--- Begin PROVIDED RECORDS ---
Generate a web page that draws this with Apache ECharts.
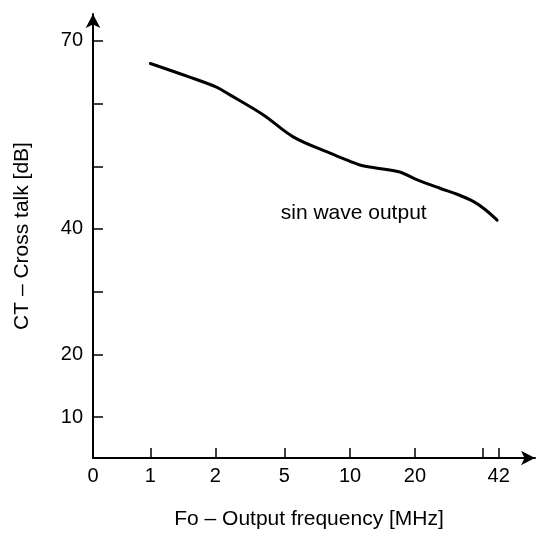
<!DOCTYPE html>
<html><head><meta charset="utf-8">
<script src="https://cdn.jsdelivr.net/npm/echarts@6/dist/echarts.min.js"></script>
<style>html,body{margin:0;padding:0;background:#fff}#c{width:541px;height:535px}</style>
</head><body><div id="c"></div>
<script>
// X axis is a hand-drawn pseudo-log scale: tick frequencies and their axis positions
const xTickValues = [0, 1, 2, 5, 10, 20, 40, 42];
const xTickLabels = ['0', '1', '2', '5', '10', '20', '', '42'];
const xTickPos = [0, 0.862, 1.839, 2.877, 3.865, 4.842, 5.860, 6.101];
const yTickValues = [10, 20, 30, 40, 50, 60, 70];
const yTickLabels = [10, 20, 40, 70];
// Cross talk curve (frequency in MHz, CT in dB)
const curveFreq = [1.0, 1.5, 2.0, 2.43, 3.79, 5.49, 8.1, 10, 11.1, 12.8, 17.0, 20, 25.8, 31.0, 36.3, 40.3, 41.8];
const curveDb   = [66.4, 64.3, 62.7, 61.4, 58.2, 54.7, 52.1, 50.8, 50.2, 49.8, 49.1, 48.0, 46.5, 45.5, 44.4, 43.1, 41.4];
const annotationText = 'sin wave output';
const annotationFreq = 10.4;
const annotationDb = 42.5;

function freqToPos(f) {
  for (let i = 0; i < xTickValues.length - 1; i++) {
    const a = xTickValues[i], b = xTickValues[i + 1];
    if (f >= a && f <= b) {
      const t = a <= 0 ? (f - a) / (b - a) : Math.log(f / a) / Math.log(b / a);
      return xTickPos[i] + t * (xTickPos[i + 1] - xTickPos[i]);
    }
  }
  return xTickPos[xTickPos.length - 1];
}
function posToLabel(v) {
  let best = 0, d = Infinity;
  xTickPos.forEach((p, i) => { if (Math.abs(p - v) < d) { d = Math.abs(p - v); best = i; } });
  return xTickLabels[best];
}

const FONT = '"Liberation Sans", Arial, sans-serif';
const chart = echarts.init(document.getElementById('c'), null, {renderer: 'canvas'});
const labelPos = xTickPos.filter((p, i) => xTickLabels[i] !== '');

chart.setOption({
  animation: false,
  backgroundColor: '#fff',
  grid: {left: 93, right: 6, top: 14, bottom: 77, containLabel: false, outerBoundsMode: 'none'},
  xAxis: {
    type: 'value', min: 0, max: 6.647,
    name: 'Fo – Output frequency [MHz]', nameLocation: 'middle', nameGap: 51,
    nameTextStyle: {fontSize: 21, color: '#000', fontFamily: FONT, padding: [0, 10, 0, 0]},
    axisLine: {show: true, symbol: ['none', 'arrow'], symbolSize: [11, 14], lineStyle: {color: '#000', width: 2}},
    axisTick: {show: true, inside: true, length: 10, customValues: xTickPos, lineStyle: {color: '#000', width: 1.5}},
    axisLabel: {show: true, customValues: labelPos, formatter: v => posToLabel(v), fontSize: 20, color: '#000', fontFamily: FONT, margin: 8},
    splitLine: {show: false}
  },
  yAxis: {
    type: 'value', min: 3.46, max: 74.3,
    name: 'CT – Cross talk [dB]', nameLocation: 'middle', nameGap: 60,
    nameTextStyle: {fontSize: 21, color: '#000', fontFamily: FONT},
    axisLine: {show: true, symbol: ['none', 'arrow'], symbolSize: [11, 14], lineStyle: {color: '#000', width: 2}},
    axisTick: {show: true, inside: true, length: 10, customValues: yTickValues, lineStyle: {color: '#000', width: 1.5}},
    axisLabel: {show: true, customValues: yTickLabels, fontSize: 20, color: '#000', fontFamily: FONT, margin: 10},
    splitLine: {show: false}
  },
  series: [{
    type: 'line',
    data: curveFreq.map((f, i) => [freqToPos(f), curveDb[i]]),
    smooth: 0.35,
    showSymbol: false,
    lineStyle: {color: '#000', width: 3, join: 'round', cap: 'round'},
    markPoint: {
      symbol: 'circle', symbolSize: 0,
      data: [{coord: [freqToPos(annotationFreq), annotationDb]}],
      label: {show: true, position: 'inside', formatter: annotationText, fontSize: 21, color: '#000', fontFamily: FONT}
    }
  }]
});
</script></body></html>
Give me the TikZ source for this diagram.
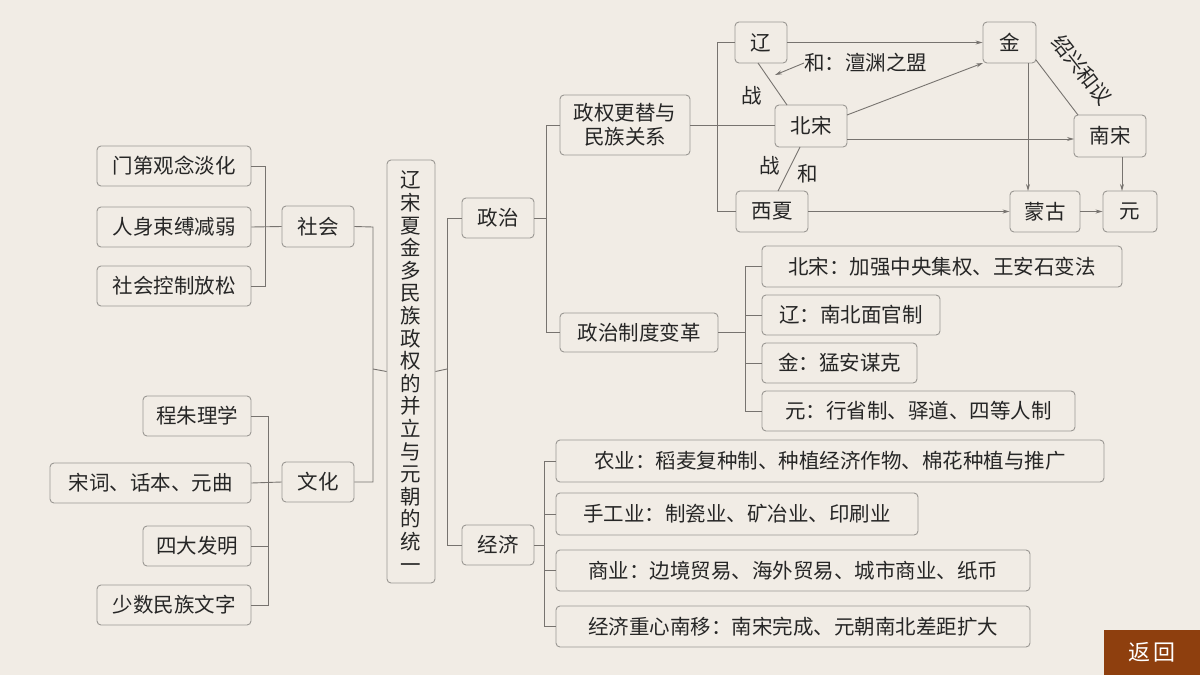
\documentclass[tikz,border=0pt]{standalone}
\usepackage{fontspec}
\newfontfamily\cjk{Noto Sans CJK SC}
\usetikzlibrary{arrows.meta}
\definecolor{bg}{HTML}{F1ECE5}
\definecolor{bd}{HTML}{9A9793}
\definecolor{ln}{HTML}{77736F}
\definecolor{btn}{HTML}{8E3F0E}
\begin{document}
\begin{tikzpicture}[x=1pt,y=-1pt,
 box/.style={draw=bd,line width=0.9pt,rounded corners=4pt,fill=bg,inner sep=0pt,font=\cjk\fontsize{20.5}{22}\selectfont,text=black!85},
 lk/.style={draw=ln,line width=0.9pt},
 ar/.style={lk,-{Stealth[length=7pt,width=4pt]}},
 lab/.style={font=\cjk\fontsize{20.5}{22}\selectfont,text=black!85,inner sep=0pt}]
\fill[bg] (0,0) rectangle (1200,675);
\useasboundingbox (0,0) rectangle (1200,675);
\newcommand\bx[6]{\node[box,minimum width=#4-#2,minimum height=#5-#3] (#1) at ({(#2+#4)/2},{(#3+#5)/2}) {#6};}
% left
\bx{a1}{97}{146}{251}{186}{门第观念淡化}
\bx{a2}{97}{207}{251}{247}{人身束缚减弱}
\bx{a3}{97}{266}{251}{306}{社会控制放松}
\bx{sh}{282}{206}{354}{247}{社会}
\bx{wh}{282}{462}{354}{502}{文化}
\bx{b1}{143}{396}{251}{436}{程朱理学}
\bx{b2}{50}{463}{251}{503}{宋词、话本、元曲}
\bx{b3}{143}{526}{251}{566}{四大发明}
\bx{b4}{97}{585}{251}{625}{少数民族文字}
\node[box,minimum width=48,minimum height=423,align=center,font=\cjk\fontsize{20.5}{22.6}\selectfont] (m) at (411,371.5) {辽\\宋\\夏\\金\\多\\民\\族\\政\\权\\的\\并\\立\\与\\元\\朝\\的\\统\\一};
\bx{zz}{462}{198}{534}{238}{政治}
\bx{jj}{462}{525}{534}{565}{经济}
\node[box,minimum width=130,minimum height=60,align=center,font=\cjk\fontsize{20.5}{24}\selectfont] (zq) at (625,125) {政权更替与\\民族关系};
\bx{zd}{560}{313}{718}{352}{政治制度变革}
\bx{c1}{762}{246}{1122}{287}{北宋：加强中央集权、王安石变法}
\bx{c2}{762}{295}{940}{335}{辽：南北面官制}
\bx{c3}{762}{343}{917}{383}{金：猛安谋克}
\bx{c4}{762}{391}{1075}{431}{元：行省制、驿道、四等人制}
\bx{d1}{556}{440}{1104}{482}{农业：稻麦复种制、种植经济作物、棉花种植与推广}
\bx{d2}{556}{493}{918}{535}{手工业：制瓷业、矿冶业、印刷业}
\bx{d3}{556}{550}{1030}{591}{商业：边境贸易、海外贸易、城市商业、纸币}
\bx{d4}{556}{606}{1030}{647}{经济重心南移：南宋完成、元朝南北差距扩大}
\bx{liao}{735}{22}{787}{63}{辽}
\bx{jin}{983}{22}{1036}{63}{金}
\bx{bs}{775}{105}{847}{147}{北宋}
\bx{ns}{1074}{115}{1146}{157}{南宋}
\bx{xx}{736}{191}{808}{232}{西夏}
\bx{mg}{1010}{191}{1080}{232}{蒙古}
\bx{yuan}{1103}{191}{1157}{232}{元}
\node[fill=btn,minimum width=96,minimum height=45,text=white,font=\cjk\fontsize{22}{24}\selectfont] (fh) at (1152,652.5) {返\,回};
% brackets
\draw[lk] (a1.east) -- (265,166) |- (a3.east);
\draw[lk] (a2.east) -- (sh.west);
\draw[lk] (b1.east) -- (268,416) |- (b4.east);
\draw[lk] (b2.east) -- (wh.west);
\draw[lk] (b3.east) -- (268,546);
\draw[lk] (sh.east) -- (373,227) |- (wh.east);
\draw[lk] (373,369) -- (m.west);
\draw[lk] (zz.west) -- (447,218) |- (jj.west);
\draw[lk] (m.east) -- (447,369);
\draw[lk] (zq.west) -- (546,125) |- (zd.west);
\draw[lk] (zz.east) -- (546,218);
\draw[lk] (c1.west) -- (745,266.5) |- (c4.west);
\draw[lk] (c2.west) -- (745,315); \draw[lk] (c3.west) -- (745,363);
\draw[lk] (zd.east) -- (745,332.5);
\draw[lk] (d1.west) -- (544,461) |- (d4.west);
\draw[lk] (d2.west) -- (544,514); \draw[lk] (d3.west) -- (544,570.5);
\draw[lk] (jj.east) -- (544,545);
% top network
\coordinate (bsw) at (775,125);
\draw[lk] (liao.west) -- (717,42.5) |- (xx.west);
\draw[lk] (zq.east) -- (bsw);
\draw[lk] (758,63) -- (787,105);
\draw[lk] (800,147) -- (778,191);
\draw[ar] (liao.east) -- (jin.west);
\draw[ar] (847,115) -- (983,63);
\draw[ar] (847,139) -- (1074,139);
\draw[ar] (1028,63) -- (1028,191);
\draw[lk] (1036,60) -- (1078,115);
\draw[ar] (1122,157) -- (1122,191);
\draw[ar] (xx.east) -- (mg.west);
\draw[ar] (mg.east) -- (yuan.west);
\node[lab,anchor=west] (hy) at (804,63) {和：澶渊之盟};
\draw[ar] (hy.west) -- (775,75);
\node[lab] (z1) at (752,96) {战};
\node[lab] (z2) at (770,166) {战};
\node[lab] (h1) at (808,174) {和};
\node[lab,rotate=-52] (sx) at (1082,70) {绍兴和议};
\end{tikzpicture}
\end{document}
--- End PROVIDED RECORDS ---
• AIM: The lines above form a set of records; determine how many of them contain the string "this" and give that number alone.

• OUTPUT OF THE EXERCISE: 2